### Given exercise
Return each line of the data below exactly, omitting any pictures.

### Material
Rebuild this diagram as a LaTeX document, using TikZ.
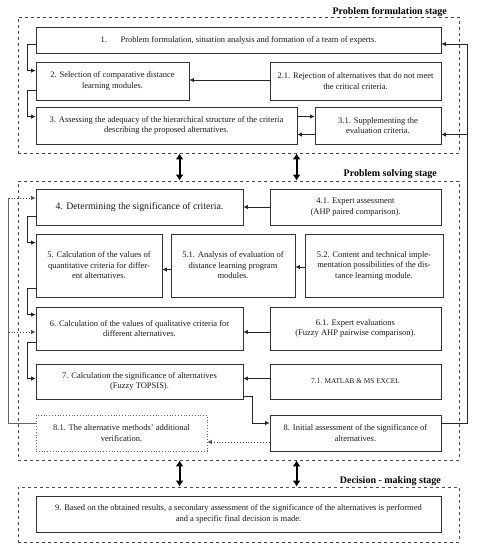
\documentclass[tikz,border=0pt]{standalone}
\usepackage{fontspec}
\setmainfont{Liberation Serif}
\usepackage{tikz}
\usetikzlibrary{arrows.meta,calc,positioning}

\begin{document}
\begin{tikzpicture}[x=1pt,y=-1pt,>={Latex[length=4.5pt,width=4.5pt]},
    box/.style={draw=black!80,line width=0.8pt,align=center,inner sep=1pt,
      font=\fontsize{8.5}{10.5}\selectfont,text=black!90},
    frame/.style={draw=black!70,dashed,line width=0.8pt,inner sep=0pt},
    stagetitle/.style={font=\fontsize{10}{11}\selectfont\bfseries,anchor=base east,inner sep=0pt},
    link/.style={->,draw=black!85,line width=0.8pt},
    dotlink/.style={->,draw=black!70,dotted,line width=0.9pt},
    dbl/.style={{Latex[length=6pt,width=8pt]}-{Latex[length=6pt,width=8pt]},line width=1.8pt,black}]
    \useasboundingbox (0,0) rectangle (479,550);

    \node (f1) [frame,minimum width=441pt,minimum height=136pt] at (238.5,85) {};
    \node (f2) [frame,minimum width=441pt,minimum height=279pt] at (238.5,320.5) {};
    \node (f3) [frame,minimum width=441pt,minimum height=55pt] at (238.5,514.5) {};

    \node (t1) [stagetitle] at (447,14) {Problem formulation stage};
    \node (t2) [stagetitle] at (437,176) {Problem solving stage};
    \node (t3) [stagetitle] at (441,483) {Decision - making stage};

    \node (b1)  [box,minimum width=405pt,minimum height=26pt] at (238.5,40)
    {1.\hspace{1.6em}Problem formulation, situation analysis and formation of a team of experts.};
    \node (b2)  [box,minimum width=153pt,minimum height=38pt] at (112.5,81)
    {2. Selection of comparative distance\\ learning modules.};
    \node (b21) [box,minimum width=171pt,minimum height=38pt] at (355.5,81)
    {2.1. Rejection of alternatives that do not meet\\ the critical criteria.};
    \node (b3)  [box,minimum width=261pt,minimum height=37pt] at (166.5,125.5)
    {3. Assessing the adequacy of the hierarchical structure of the criteria\\ describing the proposed alternatives.};
    \node (b31) [box,minimum width=126pt,minimum height=37pt] at (378,125.5)
    {3.1. Supplementing the\\ evaluation criteria.};

    \node (b4)  [box,minimum width=207pt,minimum height=36pt,font=\fontsize{9.8}{11}\selectfont] at (139.5,207)
    {4. Determining the significance of criteria.};
    \node (b41) [box,minimum width=171pt,minimum height=36pt] at (355.5,207)
    {4.1. Expert assessment\\ (AHP paired comparison).};
    \node (b5)  [box,minimum width=126pt,minimum height=63pt] at (99,265.5)
    {5. Calculation of the values of\\ quantitative criteria for differ-\\ ent alternatives.};
    \node (b51) [box,minimum width=124pt,minimum height=63pt] at (233,265.5)
    {5.1. Analysis of evaluation of\\ distance learning program\\ modules.};
    \node (b52) [box,minimum width=138pt,minimum height=63pt] at (374,265.5)
    {5.2. Content and technical imple-\\ mentation possibilities of the dis-\\ tance learning module.};
    \node (b6)  [box,minimum width=207pt,minimum height=43pt] at (139.5,328.5)
    {6. Calculation of the values of qualitative criteria for\\ different alternatives.};
    \node (b61) [box,minimum width=171pt,minimum height=43pt] at (355.5,328.5)
    {6.1. Expert evaluations\\ (Fuzzy AHP pairwise comparison).};
    \node (b7)  [box,minimum width=207pt,minimum height=35pt] at (139.5,381.5)
    {7. Calculation the significance of alternatives\\ (Fuzzy TOPSIS).};
    \node (b71) [box,minimum width=171pt,minimum height=35pt,font=\fontsize{7.3}{9}\selectfont] at (355.5,381.5)
    {7.1. MATLAB \& MS EXCEL};
    \node (b81) [box,draw=black!60,dotted,minimum width=171pt,minimum height=36pt] at (121.5,433)
    {8.1. The alternative methods' additional\\ verification.};
    \node (b8)  [box,minimum width=171pt,minimum height=36pt] at (355.5,433)
    {8. Initial assessment of the significance of\\ alternatives.};

    \node (b9)  [box,minimum width=405pt,minimum height=36pt] at (238.5,514)
    {9. Based on the obtained results, a secondary assessment of the significance of the alternatives is performed\\ and a specific final decision is made.};

    \draw[link] ($(b1.west)+(0,4)$) -- ++(-8,0) |- ($(b2.north west)+(0,9)$);
    \draw[link] ($(b2.south west)+(0,-10)$) -- ++(-8,0) |- ($(b3.north west)+(0,10)$);
    \draw[link] ($(b21.west)+(0,-1)$) -- ($(b2.east)+(0,-1)$);
    \draw[link] ($(b3.east)+(0,-9)$) -- ($(b31.west)+(0,-9)$);
    \draw[link] ($(b31.west)+(0,9)$) -- ($(b3.east)+(0,9)$);

    \draw[link] (b41.west) -- (b4.east);
    \draw[link] ($(b4.south west)+(0,-9)$) -- ++(-8,0) |- ($(b5.north west)+(0,9)$);
    \draw[link] ($(b52.west)+(0,1.5)$) -- ($(b51.east)+(0,1.5)$);
    \draw[link] ($(b51.west)+(0,4)$) -- ($(b5.east)+(0,4)$);
    \draw[link] ($(b5.south west)+(0,-9)$) -- ++(-8,0) |- ($(b6.north west)+(0,8)$);
    \draw[link] ($(b61.west)+(0,3.5)$) -- ($(b6.east)+(0,3.5)$);
    \draw[link] ($(b6.south west)+(0,-8)$) -- ++(-8,0) |- ($(b7.west)+(0,-3)$);
    \draw[link] ($(b71.west)+(0,-3)$) -- ($(b7.east)+(0,-3)$);
    \draw[link] ($(b7.south east)+(0,-3)$) -- ++(9,0) |- ($(b8.west)+(0,-10)$);
    \draw[dotlink] ($(b8.west)+(0,9)$) -- ($(b81.east)+(0,9)$);

    \coordinate (rtop) at ($(b1.east)+(26,4)$);
    \draw[link] ($(b8.east)+(0,-10)$) -| (rtop) -- ($(b1.east)+(0,4)$);
    \draw[link] ($(b31.east)+(26,9)$) -- ($(b31.east)+(0,9)$);

    \coordinate (ltop) at ($(b4.west)+(-27,-9)$);
    \draw[black!60,line width=0.8pt] ($(b81.west)+(0,-10)$) -| (ltop);
    \draw[dotlink] (ltop) -- ($(b4.west)+(0,-9)$);
    \draw[dotlink] ($(b6.west)+(-27,3.5)$) -- ($(b6.west)+(0,3.5)$);

    \draw[dbl] ($(f1.south west)+(162,0)$) -- ($(f2.north west)+(162,0)$);
    \draw[dbl] ($(f1.south west)+(279,0)$) -- ($(f2.north west)+(279,0)$);
    \draw[dbl] ($(f2.south west)+(162,0)$) -- ($(f3.north west)+(162,0)$);
    \draw[dbl] ($(f2.south west)+(279,0)$) -- ($(f3.north west)+(279,0)$);
  \end{tikzpicture}
\end{document}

### Output below
Rebuild this diagram as a LaTeX document, using TikZ.
\documentclass[tikz,border=0pt]{standalone}
\usepackage{fontspec}
\setmainfont{Liberation Serif}
\usepackage{tikz}
\usetikzlibrary{arrows.meta,calc,positioning}

\begin{document}
\begin{tikzpicture}[x=1pt,y=-1pt,>={Latex[length=4.5pt,width=4.5pt]},
    box/.style={draw=black!80,line width=0.8pt,align=center,inner sep=1pt,
      font=\fontsize{8.5}{10.5}\selectfont,text=black!90},
    frame/.style={draw=black!70,dashed,line width=0.8pt,inner sep=0pt},
    stagetitle/.style={font=\fontsize{10}{11}\selectfont\bfseries,anchor=base east,inner sep=0pt},
    link/.style={->,draw=black!85,line width=0.8pt},
    dotlink/.style={->,draw=black!70,dotted,line width=0.9pt},
    dbl/.style={{Latex[length=6pt,width=8pt]}-{Latex[length=6pt,width=8pt]},line width=1.8pt,black}]
    \useasboundingbox (0,0) rectangle (479,550);

    \node (f1) [frame,minimum width=441pt,minimum height=136pt] at (238.5,85) {};
    \node (f2) [frame,minimum width=441pt,minimum height=279pt] at (238.5,320.5) {};
    \node (f3) [frame,minimum width=441pt,minimum height=55pt] at (238.5,514.5) {};

    \node (t1) [stagetitle] at (447,14) {Problem formulation stage};
    \node (t2) [stagetitle] at (437,176) {Problem solving stage};
    \node (t3) [stagetitle] at (441,483) {Decision - making stage};

    \node (b1)  [box,minimum width=405pt,minimum height=26pt] at (238.5,40)
    {1.\hspace{1.6em}Problem formulation, situation analysis and formation of a team of experts.};
    \node (b2)  [box,minimum width=153pt,minimum height=38pt] at (112.5,81)
    {2. Selection of comparative distance\\ learning modules.};
    \node (b21) [box,minimum width=171pt,minimum height=38pt] at (355.5,81)
    {2.1. Rejection of alternatives that do not meet\\ the critical criteria.};
    \node (b3)  [box,minimum width=261pt,minimum height=37pt] at (166.5,125.5)
    {3. Assessing the adequacy of the hierarchical structure of the criteria\\ describing the proposed alternatives.};
    \node (b31) [box,minimum width=126pt,minimum height=37pt] at (378,125.5)
    {3.1. Supplementing the\\ evaluation criteria.};

    \node (b4)  [box,minimum width=207pt,minimum height=36pt,font=\fontsize{9.8}{11}\selectfont] at (139.5,207)
    {4. Determining the significance of criteria.};
    \node (b41) [box,minimum width=171pt,minimum height=36pt] at (355.5,207)
    {4.1. Expert assessment\\ (AHP paired comparison).};
    \node (b5)  [box,minimum width=126pt,minimum height=63pt] at (99,265.5)
    {5. Calculation of the values of\\ quantitative criteria for differ-\\ ent alternatives.};
    \node (b51) [box,minimum width=124pt,minimum height=63pt] at (233,265.5)
    {5.1. Analysis of evaluation of\\ distance learning program\\ modules.};
    \node (b52) [box,minimum width=138pt,minimum height=63pt] at (374,265.5)
    {5.2. Content and technical imple-\\ mentation possibilities of the dis-\\ tance learning module.};
    \node (b6)  [box,minimum width=207pt,minimum height=43pt] at (139.5,328.5)
    {6. Calculation of the values of qualitative criteria for\\ different alternatives.};
    \node (b61) [box,minimum width=171pt,minimum height=43pt] at (355.5,328.5)
    {6.1. Expert evaluations\\ (Fuzzy AHP pairwise comparison).};
    \node (b7)  [box,minimum width=207pt,minimum height=35pt] at (139.5,381.5)
    {7. Calculation the significance of alternatives\\ (Fuzzy TOPSIS).};
    \node (b71) [box,minimum width=171pt,minimum height=35pt,font=\fontsize{7.3}{9}\selectfont] at (355.5,381.5)
    {7.1. MATLAB \& MS EXCEL};
    \node (b81) [box,draw=black!60,dotted,minimum width=171pt,minimum height=36pt] at (121.5,433)
    {8.1. The alternative methods' additional\\ verification.};
    \node (b8)  [box,minimum width=171pt,minimum height=36pt] at (355.5,433)
    {8. Initial assessment of the significance of\\ alternatives.};

    \node (b9)  [box,minimum width=405pt,minimum height=36pt] at (238.5,514)
    {9. Based on the obtained results, a secondary assessment of the significance of the alternatives is performed\\ and a specific final decision is made.};

    \draw[link] ($(b1.west)+(0,4)$) -- ++(-8,0) |- ($(b2.north west)+(0,9)$);
    \draw[link] ($(b2.south west)+(0,-10)$) -- ++(-8,0) |- ($(b3.north west)+(0,10)$);
    \draw[link] ($(b21.west)+(0,-1)$) -- ($(b2.east)+(0,-1)$);
    \draw[link] ($(b3.east)+(0,-9)$) -- ($(b31.west)+(0,-9)$);
    \draw[link] ($(b31.west)+(0,9)$) -- ($(b3.east)+(0,9)$);

    \draw[link] (b41.west) -- (b4.east);
    \draw[link] ($(b4.south west)+(0,-9)$) -- ++(-8,0) |- ($(b5.north west)+(0,9)$);
    \draw[link] ($(b52.west)+(0,1.5)$) -- ($(b51.east)+(0,1.5)$);
    \draw[link] ($(b51.west)+(0,4)$) -- ($(b5.east)+(0,4)$);
    \draw[link] ($(b5.south west)+(0,-9)$) -- ++(-8,0) |- ($(b6.north west)+(0,8)$);
    \draw[link] ($(b61.west)+(0,3.5)$) -- ($(b6.east)+(0,3.5)$);
    \draw[link] ($(b6.south west)+(0,-8)$) -- ++(-8,0) |- ($(b7.west)+(0,-3)$);
    \draw[link] ($(b71.west)+(0,-3)$) -- ($(b7.east)+(0,-3)$);
    \draw[link] ($(b7.south east)+(0,-3)$) -- ++(9,0) |- ($(b8.west)+(0,-10)$);
    \draw[dotlink] ($(b8.west)+(0,9)$) -- ($(b81.east)+(0,9)$);

    \coordinate (rtop) at ($(b1.east)+(26,4)$);
    \draw[link] ($(b8.east)+(0,-10)$) -| (rtop) -- ($(b1.east)+(0,4)$);
    \draw[link] ($(b31.east)+(26,9)$) -- ($(b31.east)+(0,9)$);

    \coordinate (ltop) at ($(b4.west)+(-27,-9)$);
    \draw[black!60,line width=0.8pt] ($(b81.west)+(0,-10)$) -| (ltop);
    \draw[dotlink] (ltop) -- ($(b4.west)+(0,-9)$);
    \draw[dotlink] ($(b6.west)+(-27,3.5)$) -- ($(b6.west)+(0,3.5)$);

    \draw[dbl] ($(f1.south west)+(162,0)$) -- ($(f2.north west)+(162,0)$);
    \draw[dbl] ($(f1.south west)+(279,0)$) -- ($(f2.north west)+(279,0)$);
    \draw[dbl] ($(f2.south west)+(162,0)$) -- ($(f3.north west)+(162,0)$);
    \draw[dbl] ($(f2.south west)+(279,0)$) -- ($(f3.north west)+(279,0)$);
  \end{tikzpicture}
\end{document}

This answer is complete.